Complaint: gets noisy when it warms up after 2 minutes or so.
Worked just great on the bench. Checked all the tubes, connections, etc. Whacked it with my hand, etc. Ran fantastic for several hours solid.
Couldn't find any sort of problem.
Reinstalled it in the car. Problem re-appeared.
Again more bench testing. No problem found.
At this point, I had spent maybe 8-10 hours of bench time on this set,plus an unhappy customer and puzzled tech, me.
Then my memory kicked in. In an old trade magazine I remembered seeing an article on the same sort of "tough dog" problem.
The article said the tech had turned his tube tester upside down and tested the tubes. He found one bad one that way and fixed his problem.
"Hmm, nothing to lose". I turned my tester upside down and re-tested the tubes. BINGO!
One showed short after it heated up for about 2 minutes in the upside down position, but tested perfectly fine right side up. (Several times!!)
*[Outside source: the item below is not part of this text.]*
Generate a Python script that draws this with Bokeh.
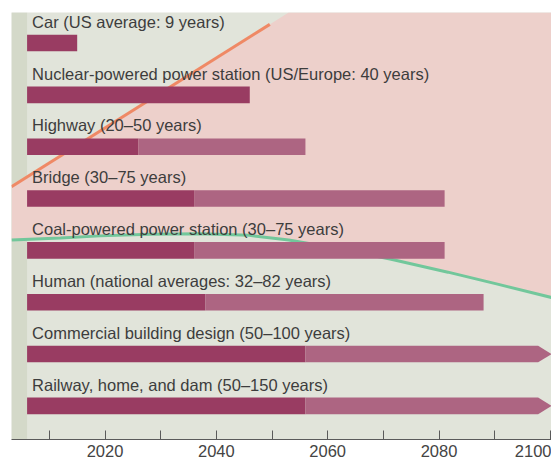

Replacing that tube solved the problem.
All I can figure is the inverted position the tube was in caused the supports or elements to sag enough when it was hot to short out.
Anyway, radio was fixed , reinstalled, & out the door with a happy customer. I explained to the customer what was going on and he was amazed I even found the problem. I repaired several more units for that chap over the years.
Oh, and after replacing a radio, be sure to re-check the antenna trimmer capacitor and tune for highest signal level. Also whack on the antenna base, as they can come loose from vibration and cause a poor ground with loss of reception.